“I have a really close friend who is getting married this winter. She was my college roommate and a bridesmaid at my wedding. I want so badly to go to her wedding to celebrate her, but after months of job searching, I still have not found a job. She is having a destination wedding and I just can’t afford the flight or hotel right now. How do I tell her that I won’t be able to come?”
This was one of several prompts given to workers testing Scale AI’s ability to give this AI-generated therapy and counseling session, according to The Times, although no sample answer was provided. The tool is also said to reportedly include features that speak to other challenges and hurdles in a user’s everyday life.
This news, however, comes after a December warning from Google’s AI safety experts who have advised against people taking “life advice” from AI, warning that this type of interaction could not only create an addiction and dependence on the technology, but also negatively impacting an individual’s mental health and well-being that almost succumbs to the authority and expertise of the chatbot.
But is this actually valuable?
“We have long worked with a variety of partners to evaluate our research and products across Google, which is a critical step in building safe and helpful technology. At any time there are many such evaluations ongoing. Isolated samples of evaluation data are not representative of our product road map,” a Google DeepMind spokesperson told The Times.
While The Times indicated that Google may not actually deploy these tools to the public, as they are currently undergoing public testing, the most troubling piece coming out of these new, “exciting” AI innovations from companies like Google, Apple, Microsoft, and OpenAI, is that current AI research is fundamentally lacking the seriousness and concern for the welfare and safety of the general public.
Yet, we seem to have a high-volume of AI tools that keep sprouting up, with no real utility and application other than “shortcutting” laws and ethical guidelines – all beginning with OpenAI’s impulsive and reckless release of ChatGPT.
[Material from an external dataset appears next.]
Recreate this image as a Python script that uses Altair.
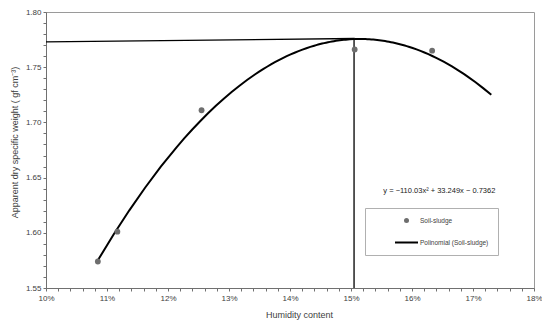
import altair as alt
import pandas as pd

# Measured points (humidity fraction, apparent dry specific weight)
hum = [0.1085, 0.1117, 0.1255, 0.1506, 0.1633]
dens = [1.574, 1.601, 1.711, 1.766, 1.765]
series_names = ["Soil-sludge", "Polinomial (Soil-sludge)"]

# Optimum guide lines
guide_x = [0.10, 0.1505, 0.1505]
guide_y = [1.773, 1.776, 1.55]

# Equation annotation
eq_text = ["y = −110.03x² + 33.249x − 0.7362"]
eq_x = [0.1553]
eq_y = [1.638]

trend_extent = [0.1085, 0.173]

x_ticks = [round(0.10 + i * 0.002, 3) for i in range(41)]
y_ticks = [round(1.55 + i * 0.01, 2) for i in range(26)]

pts = pd.DataFrame({"x": hum, "y": dens, "series": series_names[0]})
guide = pd.DataFrame({"x": guide_x, "y": guide_y, "o": list(range(len(guide_x)))})
eq = pd.DataFrame({"x": eq_x, "y": eq_y, "t": eq_text})

FONT = "Liberation Sans"
TXT = "#404040"

xscale = alt.Scale(domain=[0.10, 0.18], nice=False, zero=False)
yscale = alt.Scale(domain=[1.55, 1.80], nice=False, zero=False)

xaxis = alt.Axis(
    title="Humidity content",
    values=x_ticks,
    labelExpr="abs(datum.value*100 - round(datum.value*100)) < 0.001 ? format(datum.value, '.0%') : ''",
    labelOverlap=False,
    labelFlush=False,
    grid=False,
    tickSize=3,
    labelPadding=3,
    titleX=253,
    titleY=22,
)
yaxis = alt.Axis(
    title="Apparent dry specific weight ( gf cm⁻³)",
    values=y_ticks,
    labelExpr="abs(datum.value*20 - round(datum.value*20)) < 0.001 ? format(datum.value, '.2f') : ''",
    labelOverlap=False,
    labelFlush=False,
    grid=False,
    tickSize=3,
    labelPadding=2,
    titleX=-27,
    titleY=130,
)

X = alt.X("x:Q", scale=xscale, axis=xaxis)
Y = alt.Y("y:Q", scale=yscale, axis=yaxis)

base = alt.Chart(pts)

points = base.mark_point(filled=True, opacity=1, size=34).encode(
    x=X,
    y=Y,
    color=alt.Color(
        "series:N",
        scale=alt.Scale(domain=series_names, range=["#6e6e6e", "#000000"]),
        legend=alt.Legend(
            title=None,
            orient="none",
            legendX=319,
            legendY=196,
            strokeColor="#b0b0b0",
            padding=9,
            symbolOffset=29,
            labelOffset=10,
            rowPadding=15,
            symbolSize=25,
            labelFontSize=6.5,
            labelColor=TXT,
            labelFont=FONT,
            labelExpr="datum.label + '\u00a0\u00a0\u00a0\u00a0\u00a0\u00a0\u00a0\u00a0\u00a0\u00a0\u00a0'",
        ),
    ),
    shape=alt.Shape(
        "series:N",
        scale=alt.Scale(domain=series_names, range=["circle", "M-4.6,-0.4H4.6V0.4H-4.6Z"]),
        legend=alt.Legend(title=None, orient="none", legendX=319, legendY=196),
    ),
)

trend = base.transform_regression(
    "x", "y", method="poly", order=2, extent=trend_extent
).mark_line(color="black", strokeWidth=2).encode(x=X, y=Y)

guides = alt.Chart(guide).mark_line(color="black", strokeWidth=1.3).encode(
    x=X, y=Y, order="o:Q"
)

eqtext = alt.Chart(eq).mark_text(
    align="left", baseline="middle", fontSize=7.5, font=FONT, color="#202020"
).encode(x=X, y=Y, text="t:N")

chart = alt.layer(guides, trend, points, eqtext).properties(
    width=488,
    height=276,
    autosize=alt.AutoSizeParams(type="none"),
    padding={"left": 38, "top": 4, "right": 8, "bottom": 34},
).configure_view(
    stroke="#9a9a9a", strokeWidth=1
).configure_axis(
    labelFont=FONT,
    titleFont=FONT,
    labelFontSize=8,
    titleFontSize=9,
    labelColor=TXT,
    titleColor=TXT,
    titleFontWeight="normal",
    domainColor="#707070",
    tickColor="#707070",
)

chart.save("out.html", embed_options={"renderer": "svg", "actions": False})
This week, The Times made headlines after a change to its Terms & Conditions that restricts the use of its content to train its AI systems, without its permission.
Last month, Worldcoin, a new initiative from OpenAI’s founder Sam Altman, is currently asking individuals to scan their eyeballs in one of its Eagle Eye-looking silver orbs in exchange for a native cryptocurrency token that doesn’t actually exist yet. This is another example of how hype can easily convince people to give up not only their privacy, but the most sensitive and unique part of their human existence that nobody should ever have free, open access to.
Right now, AI has almost invasively penetrated media journalism, where journalists have almost come to rely on AI chatbots to help generate news articles with the expectation that they are still fact-checking and rewriting it so as to have their own original work.
Google has also been testing a new tool, Genesis, that would allow journalists to generate news articles and rewrite them. It has been reportedly pitching this tool to media executives at The New York Times, The Washington Post, and News Corp (the parent company of The Wall Street Journal).